I usually spend between $50 & $100 a go for S & W or Columbia River Knives.


----------



## MA-Caver (Jan 18, 2005)

OULobo said:
			
		

> If its not a historical piece, then nothing over $60. I buy for application not price though. I find myself buying $35 decent knives so I can *ditch them in bad situations* and not feel like I lost a fortune.


And how often have you done *THAT*? Hmm?


----------



## OULobo (Jan 18, 2005)

MACaver said:
			
		

> And how often have you done *THAT*? Hmm?


I never kill. . . I mean kiss and tell. 

Seriously though, I have ditched knives in situations where the police have arrived and it would cast me in a bad light if they saw I had a blade. Personal motto, "Be prepared, but don't set yourself up for catching a case."


----------



## Tgace (Jan 18, 2005)

Ive used my leatherman 100X more often than I ever have a fixed blade or tac folder....


----------



## sgtmac_46 (Jan 18, 2005)

Tulisan said:
			
		

> Not how much would you spend, but how much do you usually spend?
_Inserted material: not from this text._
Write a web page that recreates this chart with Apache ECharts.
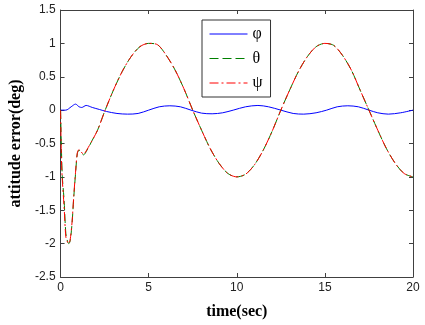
<!DOCTYPE html>
<html>
<head>
<meta charset="utf-8">
<script src="https://cdn.jsdelivr.net/npm/echarts@6/dist/echarts.min.js"></script>
<style>
  html, body { margin: 0; padding: 0; background: #fff; }
  #chart { width: 425px; height: 325px; }
</style>
</head>
<body>
<div id="chart"></div>
<script>
// time axis for theta / psi
const tMain = [0, 0.05, 0.1, 0.2, 0.3, 0.4, 0.47, 0.55, 0.65, 0.75, 0.85, 0.95, 1.05, 1.15, 1.3, 1.5, 1.8, 2.1, 2.5,
  3, 3.5, 4, 4.5, 5, 5.5, 6, 6.5, 7, 7.5, 8, 8.5, 9, 9.5, 10, 10.5, 11, 11.5, 12, 12.5,
  13, 13.5, 14, 14.5, 15, 15.5, 16, 16.5, 17, 17.5, 18, 18.5, 19, 19.5, 20]
const thetaVals = [0, -0.6, -1.0, -1.35, -1.85, -1.97, -2.0, -1.95, -1.7, -1.3, -0.95, -0.65, -0.6, -0.63, -0.67, -0.6, -0.45, -0.3, -0.02,
  0.3, 0.58, 0.8, 0.95, 1.0, 0.98, 0.82, 0.6, 0.32, 0.0, -0.3, -0.58, -0.8, -0.95, -1.0, -0.96, -0.82, -0.6, -0.32, 0.0,
  0.3, 0.58, 0.8, 0.95, 1.0, 0.97, 0.82, 0.6, 0.3, 0.0, -0.3, -0.58, -0.8, -0.95, -1.0]
const psiVals = [0, -0.75, -1.05, -1.45, -1.9, -1.98, -2.0, -1.93, -1.68, -1.28, -0.93, -0.64, -0.59, -0.62, -0.66, -0.59, -0.45, -0.3, -0.02,
  0.3, 0.58, 0.8, 0.95, 1.0, 0.98, 0.82, 0.6, 0.32, 0.0, -0.3, -0.58, -0.8, -0.95, -1.0, -0.96, -0.82, -0.6, -0.32, 0.0,
  0.3, 0.58, 0.8, 0.95, 1.0, 0.97, 0.82, 0.6, 0.3, 0.0, -0.3, -0.58, -0.8, -0.95, -1.0]

// time axis for phi
const tPhi = [0, 0.3, 0.6, 0.85, 1.05, 1.2, 1.45, 1.8, 2.2, 2.6, 3.2, 3.8, 4.4, 5.0, 5.6, 6.2, 6.8, 7.4, 8.0, 8.6, 9.2, 9.8,
  10.5, 11.2, 11.8, 12.5, 13.2, 13.8, 14.5, 15.1, 15.7, 16.3, 16.9, 17.5, 18.0, 18.6, 19.3, 20]
const phiVals = [0, 0.0, 0.05, 0.09, 0.05, 0.04, 0.07, 0.04, 0.01, -0.02, -0.05, -0.06, -0.05, 0.0, 0.05, 0.065, 0.05, 0.0, -0.045, -0.055, -0.04, 0.0,
  0.05, 0.07, 0.05, 0.0, -0.05, -0.06, -0.04, 0.0, 0.05, 0.065, 0.05, 0.0, -0.04, -0.06, -0.04, 0.0]

const seriesNames = ['φ', 'θ', 'ψ']
const xLabelText = 'time(sec)'
const yLabelText = 'attitude error(deg)'

const pair = (xs, ys) => xs.map((x, i) => [x, ys[i]])

const chart = echarts.init(document.getElementById('chart'))

const frameLine = { show: true, onZero: false, lineStyle: { color: '#404040', width: 1 } }
const tick = { show: true, inside: true, length: 4, lineStyle: { color: '#404040' } }
const tickLabel = { color: '#222', fontFamily: 'Arial, Liberation Sans', fontSize: 12 }

const option = {
  animation: false,
  backgroundColor: '#fff',
  grid: { left: 57, right: 12, top: 10, bottom: 45, containLabel: false },
  legend: {
    orient: 'vertical',
    left: 202,
    top: 20,
    padding: [6, 8, 6, 7],
    itemGap: 8.5,
    itemWidth: 38,
    itemHeight: 14,
    borderColor: '#333',
    borderWidth: 1,
    backgroundColor: '#fff',
    // hide the symbol, keep only the line sample
    itemStyle: { color: 'rgba(0,0,0,0)', borderWidth: 0 },
    lineStyle: { width: 1 },
    textStyle: { fontFamily: 'Liberation Serif, Times New Roman, serif', fontSize: 16, color: '#000' },
    data: seriesNames
  },
  xAxis: [
    {
      type: 'value', min: 0, max: 20, interval: 5,
      axisLine: frameLine, axisTick: tick, splitLine: { show: false },
      axisLabel: Object.assign({ margin: 5 }, tickLabel),
      name: xLabelText, nameLocation: 'middle', nameGap: 27,
      nameTextStyle: { fontFamily: 'Liberation Serif, Times New Roman, serif', fontWeight: 'bold', fontSize: 16, color: '#000' }
    },
    {
      type: 'value', position: 'top', min: 0, max: 20, interval: 5,
      axisLine: frameLine, axisTick: tick, splitLine: { show: false }, axisLabel: { show: false }
    }
  ],
  yAxis: [
    {
      type: 'value', min: -2.5, max: 1.5, interval: 0.5,
      axisLine: frameLine, axisTick: tick, splitLine: { show: false },
      axisLabel: Object.assign({ margin: 5 }, tickLabel),
      name: yLabelText, nameLocation: 'middle', nameGap: 30,
      nameTextStyle: { fontFamily: 'Liberation Serif, Times New Roman, serif', fontWeight: 'bold', fontSize: 16, color: '#000' }
    },
    {
      type: 'value', position: 'right', min: -2.5, max: 1.5, interval: 0.5,
      axisLine: frameLine, axisTick: tick, splitLine: { show: false }, axisLabel: { show: false }
    }
  ],
  series: [
    {
      name: seriesNames[0], type: 'line', data: pair(tPhi, phiVals),
      symbol: 'none', smooth: 0.3,
      lineStyle: { color: '#0000ff', width: 1 }, itemStyle: { color: '#0000ff' }
    },
    {
      name: seriesNames[1], type: 'line', data: pair(tMain, thetaVals),
      symbol: 'none', smooth: 0.3,
      lineStyle: { color: '#008000', width: 1, type: [9, 4] }, itemStyle: { color: '#008000' }
    },
    {
      name: seriesNames[2], type: 'line', data: pair(tMain, psiVals),
      symbol: 'none', smooth: 0.3,
      lineStyle: { color: '#ff0000', width: 1, type: [9, 3, 2, 3] }, itemStyle: { color: '#ff0000' }
    }
  ]
}

chart.setOption(option)
</script>
</body>
</html>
On a folder i'll spend $90.00 to $150.00 on a good Emerson, CRKT or Benchmade.  I try to keep two or three decent folders around the house in case I lose one.


----------



## Blindside (Jan 18, 2005)

I like benchmades and emersons, so if I shop carefully I can keep it in the low one hundred dollar range.  And yes, I use my Leatherman way more often too, but it isn't a quick deploy if I need it. 

Lamont


----------



## KenpoTex (Jan 19, 2005)

I voted $50-100 since that's what I actually spend, however, since I have a good friend who's a dealer he gives me stuff for cost which means that I only pay about 50% of retail or less(like the $250 CUDA for $65 )


----------



## OUMoose (Jan 19, 2005)

I voted in the 50-100 range for one reason.  The carry knife that I've had for 5 years now was 52 bucks.   Spyderco Endura I.  Most of the time, though, I agree with Lobo in that I get less expensive blades for the sake of convenience in case I have to "lose" it.   :asian:


----------



## Brother Grimm (Jan 19, 2005)

I would have to say price would depend on knife type. You can get cheap $15 or so fixed blades that will hold an edge and do the job. I tend to pay a little more ($50 - $150) for my folders because that usually (but not always) relates to lock strength. The two folders I carry are for GP and self defense, therefore I like to feel safe in the knowledge that the locks will not fail should I need them for the later.


----------



## Kalicombat (Jan 29, 2005)

I voted in the $50 to $100 range also. My daily carriers are a Cold Steel Voyager, and a CRKT M-16. I never leave home with out them. I collect Gerber Guardian II's. I currently have 6, as well as a Gerber Command II, and a pair of Gerber Mark II's. I have one Guardian II that I have had for 20  years and still holds an edge like the day I won it on a bet at college.


----------



## ginshun (Mar 16, 2005)

Seems hard to find a knife that I really like for under a $100 bucks anymore.


----------



## AnimEdge (May 2, 2005)

woh this topic is like 2 years old


----------



## James Clifton (Aug 21, 2006)

Mostly $150-$250.I do not scrimp on steel.Carry  a Gunting & an Emerson Karambit!
Jim


----------



## kroh (Aug 25, 2006)

I have had to ditch knives before (walking toward the metal detectors at six flags when I realized i still had it in my pocket.  TRash can it is...)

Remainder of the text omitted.